In the last post I talked about the consequences of higher than expected numbers accelerating the fed’s timetable over the next several months. On this weak report, I think the Fed will look thru the poor headline numbers and look for April to confirm their bullish view on the economy. They will be encouraged by the U-6 number and the labour participation rate.

The view at the Fed is that we are at or near full employment. Bolstering that view is this: The present unemployment rate, at 4.5%, is the lowest since May 2007 and near the lowest since May 2001. That figure is also lower now than at any time between March 1970 and April 1998.

Now, I don’t think wage pressure is going to lead to general inflation pressure.
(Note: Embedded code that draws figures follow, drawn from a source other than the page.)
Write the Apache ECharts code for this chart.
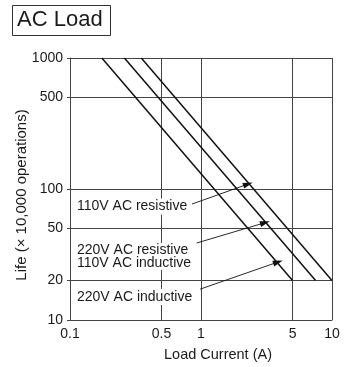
<!DOCTYPE html>
<html>
<head>
<meta charset="utf-8">
<script src="https://cdn.jsdelivr.net/npm/echarts@6/dist/echarts.min.js"></script>
<style>html,body{margin:0;padding:0;background:#fff}#c{width:345px;height:367px}</style>
</head>
<body>
<div id="c"></div>
<script>
const xTicks = [0.1, 0.5, 1, 5, 10];
const yTicks = [10, 20, 50, 100, 500, 1000];
const ac110Resistive = [[0.35, 1000], [10, 20]];
const ac220Resistive110Inductive = [[0.26, 1000], [7.5, 20]];
const ac220Inductive = [[0.175, 1000], [5, 20]];
const arrow110Res = [[0.854, 76.8], [2.285, 109]];
const arrow220Res = [[0.927, 38.7], [3.08, 55.3]];
const arrow220Ind = [[0.985, 17.2], [3.87, 27.7]];
const labelTexts = ['110V AC resistive', '220V AC resistive\n110V AC inductive', '220V AC inductive'];

const FONT = 'Liberation Sans, Arial, Helvetica, sans-serif';
const chart = echarts.init(document.getElementById('c'), null, {renderer: 'canvas'});

function arrowLine(pts) {
  return [{coord: pts[0], symbol: 'none'}, {coord: pts[1], symbol: 'triangle'}];
}

const lineSeries = (name, data, arrows) => ({
  name, type: 'line', data, symbol: 'none', silent: true,
  lineStyle: {color: '#111', width: 1.5},
  animation: false,
  markLine: arrows ? {
    silent: true, animation: false,
    symbolSize: [6, 10],
    label: {show: false},
    lineStyle: {color: '#111', width: 0.9, type: 'solid'},
    emphasis: {disabled: true},
    data: [arrowLine(arrows)]
  } : undefined
});

chart.setOption({
  animation: false,
  grid: {left: 70, right: 13, top: 58, bottom: 47},
  xAxis: {
    type: 'log', logBase: 10, min: 0.1, max: 10,
    axisLine: {show: true, lineStyle: {color: '#444', width: 1}},
    axisTick: {show: false, customValues: xTicks},
    axisLabel: {customValues: xTicks, color: '#1a1a1a', fontSize: 14, fontFamily: FONT, margin: 7,
      formatter: v => String(v)},
    splitLine: {show: true, lineStyle: {color: '#444', width: 1}},
    minorTick: {show: false}
  },
  yAxis: {
    type: 'log', logBase: 10, min: 10, max: 1000,
    axisLine: {show: true, lineStyle: {color: '#444', width: 1}},
    axisTick: {show: true, customValues: yTicks, length: 3, lineStyle: {color: '#444'}},
    axisLabel: {customValues: yTicks, color: '#1a1a1a', fontSize: 14, fontFamily: FONT, margin: 7,
      formatter: v => String(v)},
    splitLine: {show: true, lineStyle: {color: '#444', width: 1}}
  },
  series: [
    lineSeries('110V AC resistive', ac110Resistive, arrow110Res),
    lineSeries('220V AC resistive / 110V AC inductive', ac220Resistive110Inductive, arrow220Res),
    lineSeries('220V AC inductive', ac220Inductive, arrow220Ind)
  ],
  graphic: [
    {type: 'rect', left: 12, top: 5, shape: {width: 98, height: 30}, style: {fill: '#fff', stroke: '#333', lineWidth: 1}},
    {type: 'text', left: 17, top: 9, style: {text: 'AC Load', fontSize: 22, fontFamily: FONT, fill: '#1a1a1a'}},
    {type: 'text', x: 218, y: 355, style: {text: 'Load Current (A)', fontSize: 14.5, fontFamily: FONT, fill: '#1a1a1a', align: 'center', verticalAlign: 'middle'}},
    {type: 'text', x: 22, y: 195, rotation: Math.PI / 2, style: {text: 'Life (× 10,000 operations)', fontSize: 15, fontFamily: FONT, fill: '#1a1a1a', align: 'center', verticalAlign: 'middle'}},
    {type: 'text', x: 76, y: 206.5, z: 100, style: {text: labelTexts[0], fontSize: 14, fontFamily: FONT, fill: '#1a1a1a', verticalAlign: 'middle', backgroundColor: '#fff', padding: [1, 1]}},
    {type: 'text', x: 76, y: 256.5, z: 100, style: {text: labelTexts[1], fontSize: 14, lineHeight: 12.5, fontFamily: FONT, fill: '#1a1a1a', verticalAlign: 'middle', backgroundColor: '#fff', padding: [1, 1]}},
    {type: 'text', x: 76, y: 297, z: 100, style: {text: labelTexts[2], fontSize: 14, fontFamily: FONT, fill: '#1a1a1a', verticalAlign: 'middle', backgroundColor: '#fff', padding: [1, 1]}}
  ]
});
</script>
</body>
</html>
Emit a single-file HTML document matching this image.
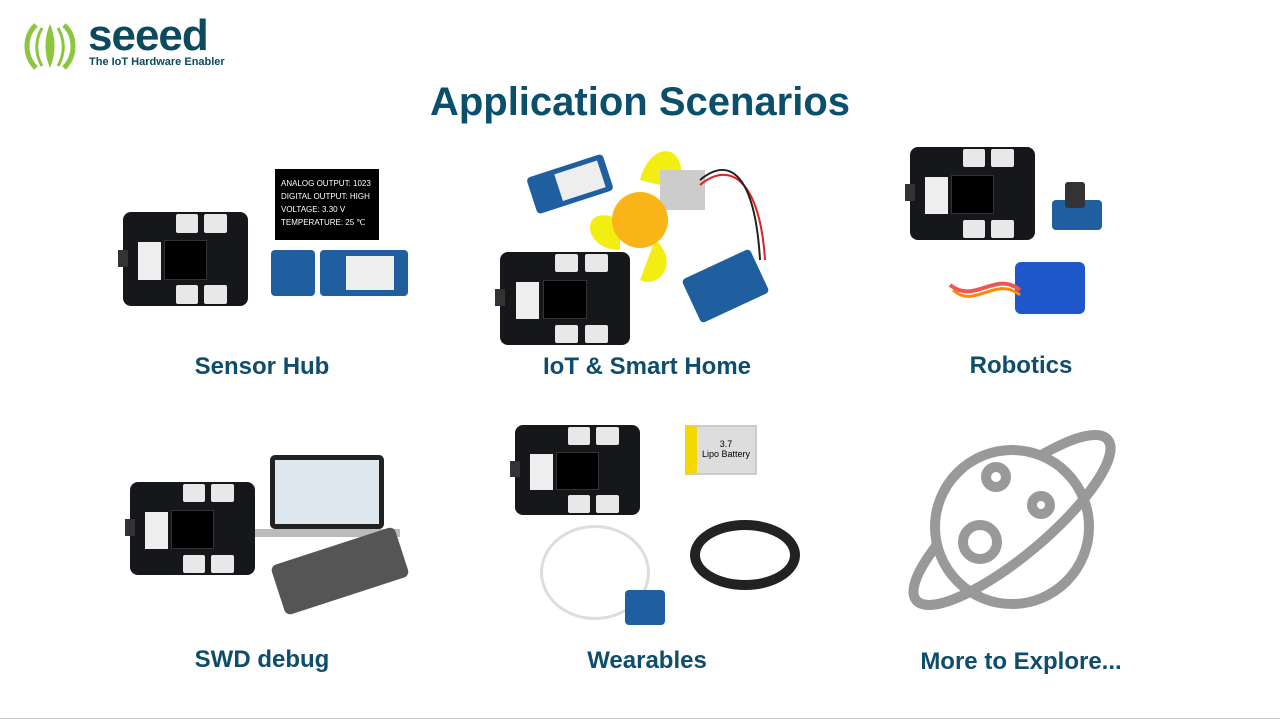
<!DOCTYPE html>
<html><head><meta charset="utf-8"><style>
*{margin:0;padding:0;box-sizing:border-box}
body{width:1280px;height:721px;background:#fff;position:relative;overflow:hidden;font-family:"Liberation Sans",sans-serif}
.a{position:absolute}
.lbl{position:absolute;color:#0e4d6b;font-weight:bold;font-size:24px;text-align:center;width:300px}
.b{position:absolute;background:#15171a;border-radius:8px}
.b .c{position:absolute;background:#e8e8e8;border-radius:2px}
.b .s{position:absolute;background:#000;left:33%;top:30%;width:34%;height:42%;border:1px solid #333}
.b .m{position:absolute;background:#eee;left:12%;top:32%;width:18%;height:40%}
.b .u{position:absolute;background:#333;left:-4%;top:40%;width:8%;height:18%}
.g{position:absolute;background:#1f5fa0;border-radius:4px}
</style></head><body>
<svg class="a" style="left:20px;top:22px" width="60" height="50" viewBox="0 0 60 50">
<path d="M16 3 C4 14 4 34 16 46" stroke="#8cc63f" stroke-width="5" fill="none"/>
<path d="M44 3 C56 14 56 34 44 46" stroke="#8cc63f" stroke-width="5" fill="none"/>
<path d="M22 6 C15 18 15 32 22 44" stroke="#8cc63f" stroke-width="3" fill="none"/>
<path d="M38 6 C45 18 45 32 38 44" stroke="#8cc63f" stroke-width="3" fill="none"/>
<path d="M30 2 C24 16 24 32 30 46 C36 32 36 16 30 2Z" fill="#8cc63f"/>
</svg>
<div class="a" style="left:88px;top:14px;font-size:44px;font-weight:bold;color:#0c4a5e;letter-spacing:-1px;line-height:44px">seeed</div>
<div class="a" style="left:89px;top:56px;font-size:11px;font-weight:bold;color:#0c4a5e">The IoT Hardware Enabler</div>
<div class="a" style="left:0;top:80px;width:1280px;text-align:center;font-size:40px;font-weight:bold;color:#0b4f6c">Application Scenarios</div>

<div class="b" style="left:123px;top:212px;width:125px;height:94px"><div class="u"></div><div class="m"></div><div class="s"></div><div class="c" style="left:42%;top:2%;width:18%;height:20%"></div><div class="c" style="left:65%;top:2%;width:18%;height:20%"></div><div class="c" style="left:42%;top:78%;width:18%;height:20%"></div><div class="c" style="left:65%;top:78%;width:18%;height:20%"></div></div>
<div class="b" style="left:500px;top:252px;width:130px;height:93px"><div class="u"></div><div class="m"></div><div class="s"></div><div class="c" style="left:42%;top:2%;width:18%;height:20%"></div><div class="c" style="left:65%;top:2%;width:18%;height:20%"></div><div class="c" style="left:42%;top:78%;width:18%;height:20%"></div><div class="c" style="left:65%;top:78%;width:18%;height:20%"></div></div>
<div class="b" style="left:910px;top:147px;width:125px;height:93px"><div class="u"></div><div class="m"></div><div class="s"></div><div class="c" style="left:42%;top:2%;width:18%;height:20%"></div><div class="c" style="left:65%;top:2%;width:18%;height:20%"></div><div class="c" style="left:42%;top:78%;width:18%;height:20%"></div><div class="c" style="left:65%;top:78%;width:18%;height:20%"></div></div>
<div class="b" style="left:130px;top:482px;width:125px;height:93px"><div class="u"></div><div class="m"></div><div class="s"></div><div class="c" style="left:42%;top:2%;width:18%;height:20%"></div><div class="c" style="left:65%;top:2%;width:18%;height:20%"></div><div class="c" style="left:42%;top:78%;width:18%;height:20%"></div><div class="c" style="left:65%;top:78%;width:18%;height:20%"></div></div>
<div class="b" style="left:515px;top:425px;width:125px;height:90px"><div class="u"></div><div class="m"></div><div class="s"></div><div class="c" style="left:42%;top:2%;width:18%;height:20%"></div><div class="c" style="left:65%;top:2%;width:18%;height:20%"></div><div class="c" style="left:42%;top:78%;width:18%;height:20%"></div><div class="c" style="left:65%;top:78%;width:18%;height:20%"></div></div>

<div class="a" style="left:275px;top:169px;width:104px;height:71px;background:#000;color:#fff;font-size:8px;line-height:13px;padding:8px 6px">ANALOG OUTPUT: 1023<br>DIGITAL OUTPUT: HIGH<br>VOLTAGE: 3.30 V<br>TEMPERATURE: 25 ℃</div>
<div class="g" style="left:271px;top:250px;width:44px;height:46px"></div>
<div class="g" style="left:320px;top:250px;width:88px;height:46px"><div class="a" style="left:26px;top:6px;width:48px;height:34px;background:#eee"></div></div>

<div class="g" style="left:530px;top:165px;width:80px;height:38px;transform:rotate(-18deg)"><div class="a" style="left:28px;top:5px;width:45px;height:28px;background:#eee"></div></div>
<svg class="a" style="left:560px;top:140px" width="220" height="180">
<path d="M80 40 C90 0 130 0 120 50Z" fill="#f3ee12"/>
<path d="M60 80 C20 60 20 110 60 110Z" fill="#f3ee12"/>
<path d="M95 100 C120 120 100 150 80 140Z" fill="#f3ee12"/>
<rect x="100" y="30" width="45" height="40" fill="#ccc"/>
<circle cx="80" cy="80" r="28" fill="#f9b418"/>
<path d="M140 45 C170 20 200 40 205 120" stroke="#d22" stroke-width="2" fill="none"/>
<path d="M140 40 C170 15 195 35 200 120" stroke="#222" stroke-width="2" fill="none"/>
</svg>
<div class="g" style="left:688px;top:262px;width:75px;height:48px;transform:rotate(-25deg)"></div>

<div class="g" style="left:1052px;top:200px;width:50px;height:30px"></div>
<div class="a" style="left:1065px;top:182px;width:20px;height:26px;background:#333;border-radius:3px"></div>
<div class="a" style="left:1015px;top:262px;width:70px;height:52px;background:#1e57c8;border-radius:6px"></div>
<svg class="a" style="left:945px;top:265px" width="80" height="50"><path d="M75 25 C50 5 30 40 5 20" stroke="#e55" stroke-width="4" fill="none"/><path d="M75 30 C50 10 30 45 8 25" stroke="#f80" stroke-width="3" fill="none"/></svg>

<div class="a" style="left:270px;top:455px;width:114px;height:74px;background:#222;border-radius:5px;padding:5px"><div style="background:#dfe7ee;width:100%;height:100%"></div></div>
<div class="a" style="left:255px;top:529px;width:145px;height:8px;background:#bbb"></div>
<div class="a" style="left:275px;top:545px;width:130px;height:52px;background:#555;border-radius:6px;transform:rotate(-18deg)"></div>

<div class="a" style="left:685px;top:425px;width:72px;height:50px;background:#ddd;border:2px solid #ccc;border-left:12px solid #f5d800;font-size:9px;text-align:center;padding-top:12px">3.7<br>Lipo Battery</div>
<div class="a" style="left:540px;top:525px;width:110px;height:95px;border:3px solid #ddd;border-radius:50%"></div>
<div class="a" style="left:690px;top:520px;width:110px;height:70px;border:10px solid #222;border-radius:50%"></div>
<div class="g" style="left:625px;top:590px;width:40px;height:35px"></div>

<svg class="a" style="left:900px;top:420px" width="240" height="200">
<defs><clipPath id="fr"><rect x="-140" y="0" width="280" height="60"/></clipPath></defs>
<g transform="translate(112,100) rotate(-40)">
<ellipse cx="0" cy="0" rx="125" ry="36" stroke="#999" stroke-width="10" fill="none"/>
</g>
<circle cx="112" cy="107" r="77" fill="#fff" stroke="#999" stroke-width="10"/>
<g transform="translate(112,100) rotate(-40)">
<ellipse cx="0" cy="0" rx="125" ry="36" stroke="#999" stroke-width="10" fill="none" clip-path="url(#fr)"/>
</g>
<g stroke="#999" stroke-width="10" fill="none">
<circle cx="96" cy="57" r="10"/><circle cx="141" cy="85" r="9"/><circle cx="80" cy="122" r="17"/>
</g>
</svg>

<div class="lbl" style="left:112px;top:353px">Sensor Hub</div>
<div class="lbl" style="left:497px;top:353px">IoT &amp; Smart Home</div>
<div class="lbl" style="left:871px;top:352px">Robotics</div>
<div class="lbl" style="left:112px;top:646px">SWD debug</div>
<div class="lbl" style="left:497px;top:647px">Wearables</div>
<div class="lbl" style="left:871px;top:648px">More to Explore...</div>
<div class="a" style="left:0;top:718px;width:1280px;height:1px;background:#ccc"></div>
</body></html>
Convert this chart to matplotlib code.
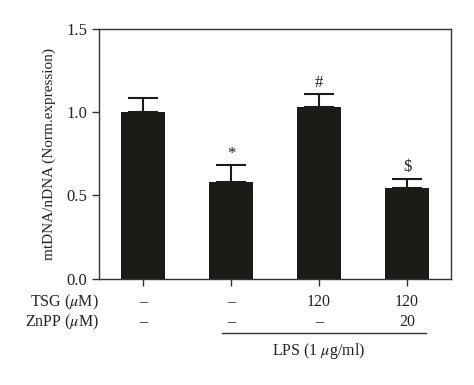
import matplotlib.pyplot as plt
import numpy as np

plt.rcParams['font.family'] = ['Liberation Serif', 'DejaVu Serif']
plt.rcParams['mathtext.fontset'] = 'stix'

# data
means = [1.00, 0.58, 1.03, 0.545]
errs = [0.085, 0.10, 0.08, 0.055]
marks = ['', '*', '#', '$']
tsg = ['\u2013', '\u2013', '120', '120']
znpp = ['\u2013', '\u2013', '\u2013', '20']
yticks = [0.0, 0.5, 1.0, 1.5]

barcol = '#1c1b17'
spcol = '#333333'
txtcol = '#222222'

fig = plt.figure(figsize=(4.74, 3.85), dpi=100)
ax = fig.add_axes([0.2089, 0.2766, 0.7426, 0.6481])

x = np.arange(len(means))
ax.bar(x, means, width=0.51, color=barcol, zorder=2)
ax.errorbar(x, means, yerr=[np.zeros(len(errs)), errs], fmt='none',
            ecolor=barcol, elinewidth=1.5, capsize=11, capthick=1.5, zorder=1)

for xi, m, e, s in zip(x, means, errs, marks):
	if s:
		ax.text(xi, m + e + 0.02, s if s != '$' else r'\$', ha='center', va='bottom',
		        fontsize=12, color=barcol)

ax.set_xlim(-0.5, 3.5)
ax.set_ylim(0, 1.5)
ax.set_yticks(yticks)
ax.set_yticklabels(['%.1f' % v for v in yticks], fontsize=12, color=txtcol)
ax.set_xticks(x)
ax.set_xticklabels([])
ax.tick_params(axis='both', direction='out', length=5, width=1, color=spcol)
for sp in ax.spines.values():
	sp.set_color(spcol)
	sp.set_linewidth(1)

ax.set_ylabel('mtDNA/nDNA (Norm.expression)', fontsize=11, color=txtcol, labelpad=7)

# treatment table below the axis
trans = ax.get_xaxis_transform()
ax.text(-0.5, -0.095, r'TSG ($\mu$M)', transform=trans, ha='right', va='center',
        fontsize=11.5, color=txtcol, clip_on=False)
ax.text(-0.5, -0.175, r'ZnPP ($\mu$M)', transform=trans, ha='right', va='center',
        fontsize=11.5, color=txtcol, clip_on=False)
for xi, a, b in zip(x, tsg, znpp):
	ax.text(xi, -0.095, a, transform=trans, ha='center', va='center',
	        fontsize=11.5, color=txtcol, clip_on=False)
	ax.text(xi, -0.175, b, transform=trans, ha='center', va='center',
	        fontsize=11.5, color=txtcol, clip_on=False)

ax.plot([0.9, 3.22], [-0.22, -0.22], transform=trans, color=spcol, lw=1, clip_on=False)
ax.text(2.0, -0.29, r'LPS (1 $\mu$g/ml)', transform=trans, ha='center', va='center',
        fontsize=11.5, color=txtcol, clip_on=False)

fig.savefig('out.png', dpi=100)
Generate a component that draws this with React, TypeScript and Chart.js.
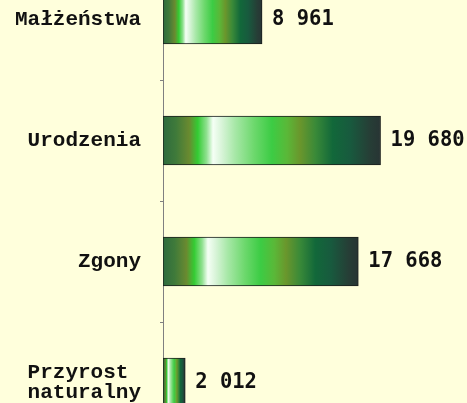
import React, { useEffect, useRef } from "react";
import { Chart, registerables } from "chart.js";

Chart.register(...registerables);

const categories: (string | string[])[] = ["Małżeństwa", "Urodzenia", "Zgony", ["Przyrost ", "naturalny"]];
const values: number[] = [8961, 19680, 17668, 2012];
const xMax = 27500;

const gradientStops: [number, string][] = [
  [0, "#2e6b3e"],
  [0.06, "#3f7a3a"],
  [0.12, "#6a8a30"],
  [0.16, "#33cc33"],
  [0.2, "#8fe08f"],
  [0.23, "#f5fff5"],
  [0.27, "#d8f4d8"],
  [0.33, "#a8e8a8"],
  [0.42, "#6cd86c"],
  [0.5, "#3ccc44"],
  [0.57, "#5ab838"],
  [0.63, "#6a962c"],
  [0.7, "#3a8a38"],
  [0.78, "#12683a"],
  [0.86, "#185a3e"],
  [0.95, "#263e36"],
  [1, "#283434"],
];

const fmt = (v: number) => v.toString().replace(/\B(?=(\d{3})+(?!\d))/g, " ");

const valueLabels = {
  id: "valueLabels",
  afterDatasetsDraw(chart: any) {
    const ctx = chart.ctx;
    const meta = chart.getDatasetMeta(0);
    ctx.save();
    ctx.font = "bold 20.5px 'DejaVu Sans Mono'";
    ctx.fillStyle = "#111";
    ctx.textAlign = "left";
    ctx.textBaseline = "middle";
    meta.data.forEach((el: any, i: number) => {
      ctx.fillText(fmt(values[i]), el.x + 10, el.y);
    });
    ctx.restore();
  },
};

export default function App() {
  const ref = useRef<HTMLCanvasElement>(null);
  useEffect(() => {
    if (!ref.current) return;
    const chart = new Chart(ref.current, {
      type: "bar",
      data: {
        labels: categories as any,
        datasets: [
          {
            data: values,
            barThickness: 49,
            borderWidth: 1,
            borderColor: "#1a1e1c",
            borderSkipped: false,
            backgroundColor: (c: any) => {
              const chart = c.chart;
              if (!chart.chartArea || c.type !== "data" || !chart.scales.x) return "#2e6b3e";
              const xs = chart.scales.x;
              const x0 = xs.getPixelForValue(0);
              const x1 = xs.getPixelForValue(c.raw);
              const g = chart.ctx.createLinearGradient(x0, 0, x1, 0);
              gradientStops.forEach(([p, col]) => g.addColorStop(p, col));
              return g;
            },
          },
        ],
      },
      options: {
        indexAxis: "y",
        animation: false,
        responsive: false,
        devicePixelRatio: 1,
        layout: { padding: 0, autoPadding: false },
        plugins: { legend: { display: false }, tooltip: { enabled: false } },
        scales: {
          x: { display: false, min: 0, max: xMax },
          y: {
            afterFit: (s: any) => {
              s.width = 163;
              s.paddingTop = 0;
              s.paddingBottom = 0;
            },
            grid: {
              display: true,
              drawOnChartArea: false,
              drawTicks: true,
              tickLength: 3,
              color: "#808080",
              offset: true,
            },
            border: { display: true, color: "#808080", width: 1 },
            ticks: {
              padding: 19,
              color: "#111",
              font: { family: "'Liberation Mono'", size: 21, weight: "bold", lineHeight: 0.95 },
            },
          },
        },
      },
      plugins: [valueLabels],
    });
    return () => chart.destroy();
  }, []);
  return (
    <div
      style={{
        position: "fixed",
        left: 0,
        top: 0,
        width: 467,
        height: 403,
        overflow: "hidden",
        background: "#ffffdc",
      }}
    >
      <canvas ref={ref} width={467} height={484} style={{ position: "absolute", left: 0, top: -41, width: 467, height: 484 }} />
    </div>
  );
}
But that’s the view for many at the Fed. And they will want to get out in front of this by normalizing as soon as they can.

A few caveats here before I reach my conclusion. First, we saw weakness in retail for the second month running. Retail lost 29,700 jobs in March and that follows a loss of 30,900 in February. I see retail as unusually negatively impacted by the Internet and entering a period of weakness. But because of weakness in the ISM service sector employment numbers, we should watch to see whether this weakness has spread. For example, payroll growth is up only 1.5% over the last year, the weakest increase in 4 years. I tend to think of this as expected given the unemployment rate is falling. But it is something to keep our eyes on.

Second, construction was also weak, adding just 6,000 jobs. I suspect this is a one-off related to weather. But again, we should follow this trend as I am sure the Fed will too.

The bottom line is this: outside of the retail industry, which is in secular decline, and the construction industry, which was arguably negatively impacted by weather in March, the report was much better than the headlines. I believe the Fed will see it this way as well. Likely this report will make no difference on the Fed’s medium-term outlook. But the jitters it causes in the markets could cause some more curve flattening until better numbers displace this report as more relevant.